18. The evidence of the plaintiff with regard to occupation and continuous development has been consistent. The same remains unshaken. However, the claim that he bought some of the pieces of land as captured in paragraph 7 of the plaint have not been proved on a balance of probabilities. What is crystal clear is that the suit land has its roots in ancestry, but during adjudication, the land was combined to be held by the Defendant in trust for the family. That is why even before registration, the land was divided into two whereby plaintiff was in possession of one portion while defendant utilized the other portion.

19. In the Supreme Court case of Isack M’inanga Kiebia v Isaaya Theuri M’lintari & another [2018] eKLR, it was held that;

“Flowing from this analysis, we now declare that a customary trust, as long as the same can be proved to subsist, upon a first registration, is one of the trusts to which a registered proprietor, is subject under the  proviso to Section 28 of the Registered Land Act. Under this legal regime, (now repealed), the content of such a trust can take several forms.  For example, it may emerge through evidence, that part of the land, now registered, was always reserved for family or clan uses, such as burials, and other traditional rites. It could also be that other parts of the land, depending on the specific group or family setting, were reserved for various future uses, such as construction of houses and other amenities by youths graduating into manhood. The categories of a customary trust are therefore not closed. It is for the court to make a determination, on the basis of evidence, as to which category of such a trust subsists as to bind the registered proprietor.

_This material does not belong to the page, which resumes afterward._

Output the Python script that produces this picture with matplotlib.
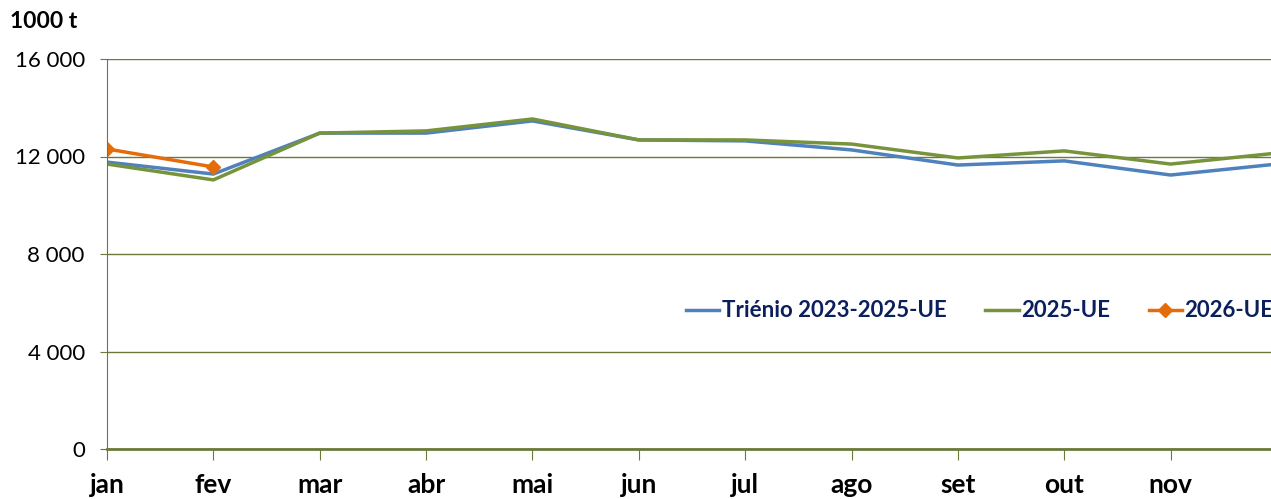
import matplotlib
matplotlib.use('Agg')
import matplotlib.pyplot as plt

months = ['jan', 'fev', 'mar', 'abr', 'mai', 'jun', 'jul', 'ago', 'set', 'out', 'nov', 'dez']
trienio = [11770, 11280, 12960, 12960, 13460, 12680, 12640, 12270, 11650, 11820, 11240, 11690]
ue_2025 = [11690, 11040, 12960, 13050, 13540, 12680, 12680, 12510, 11940, 12230, 11690, 12140]
ue_2026 = [12310, 11570]
yticks = [0, 4000, 8000, 12000, 16000]

plt.rcParams['font.family'] = ['Lato', 'DejaVu Sans']

fig = plt.figure(figsize=(12.71, 4.99), dpi=100)
ax = fig.add_axes([107 / 1271, 50 / 499, 1170 / 1271, 390 / 499])

olive = '#6b7a3a'
navy = '#0b1f5c'

ax.plot(range(12), trienio, color='#4f81bd', lw=2.5, label='Triénio 2023-2025-UE', solid_joinstyle='round')
ax.plot(range(12), ue_2025, color='#77933c', lw=2.5, label='2025-UE', solid_joinstyle='round')
ax.plot(range(2), ue_2026, color='#e46c0a', lw=2.5, marker='D', ms=7, label='2026-UE')

ax.set_xlim(0, 11)
ax.set_ylim(0, 16000)
ax.set_yticks(yticks)
ax.set_yticklabels([f'{v:,}'.replace(',', ' ') for v in yticks], fontsize=16)
ax.set_xticks(range(12))
ax.set_xticklabels(months, fontsize=19, fontweight='bold')
# the last month label falls outside the visible area in the reference
ax.get_xticklabels()[-1].set_visible(False)
ax.tick_params(axis='x', direction='out', length=8, color=olive, pad=9)
ax.tick_params(axis='y', direction='out', length=5, color=olive, pad=11)

ax.grid(axis='y', color=olive, lw=1)
ax.set_axisbelow(True)
for s in ['top', 'right']:
    ax.spines[s].set_visible(False)
ax.spines['left'].set_color(olive)
ax.spines['bottom'].set_color(olive)
ax.spines['bottom'].set_linewidth(2)

fig.text(10 / 1271, 1 - 22 / 499, '1000 t', fontsize=16.5, fontweight='bold', va='center')

leg = ax.legend(loc='center left', bbox_to_anchor=(0.495, 0.354), ncol=3, frameon=False,
                fontsize=16, handlelength=1.5, handletextpad=0.1, columnspacing=1.75,
                borderaxespad=0, borderpad=0)
for t in leg.get_texts():
    t.set_color(navy)
    t.set_fontweight('bold')

fig.savefig('out.png', dpi=100)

Each case has to be determined on its own merits and quality of evidence (emphasize added). It is not every claim of a right to land that will qualify as a customary trust. In this regard, we agree with the High Court in Kiarie v. Kinuthia, that what is essential is the nature of the holding of the land and intention of the parties. If the said holding is for the benefit of other members of the family, then a customary trust would be presumed to have been created in favour of such other members, whether or not they are in possession or actual occupation of the land. (Emphasize added).Some of the elements that would qualify a claimant as a trustee are:

1. The land in question was before registration, family, clan or group land

2. The claimant belongs to such family, clan, or group

3. The relationship of the claimant to such family, clan or group is not so remote or tenuous as to make his/her claim idle or adventurous.

4. The claimant could have been entitled to be registered as an owner or other beneficiary of the land but for some intervening circumstances.

5. The claim is directed against the registered proprietor who is a member of the family, clan or group”.

20. In  Felista Muthoni Nyaga V. Peter Kayo Mugo [2016] eKLR, it was held that;

“while it is the law that the registration of a party as the proprietor of land does not defeat a claim of trust nor relieve such proprietor of his obligation as a trustees, there must be evidence upon which a court can conclude that infact the registered proprietor of the land subject of the suit before it is infact holding the same as a trustee for the benefit of others.”

21. In the present suit, there is uncontested evidence of occupation, whereby the defendant has admitted that plaintiff occupies about two acres of the suit premises. This evidence of occupation predates the registration of the suit land in 1773. There is also evidence of a traditional boundary that separates the two parcels and there appears to be a peaceful co-existence of the parties, where no one invades the other’s portion of the suit land. All this evidence is a manifestation of the customary trust. Thus plaintiff fits the definition of a claimant of ancestral land as set out in the above case of Isack M’Inanga Kiebia v Isaaya Theuri M’Lintari & another (Supra).   It is peculiar that during the last fifty-eight or so years of the Plaintiff’s occupation of the suit premises, the Defendant has never sought to interfere with plaintiff’s occupation.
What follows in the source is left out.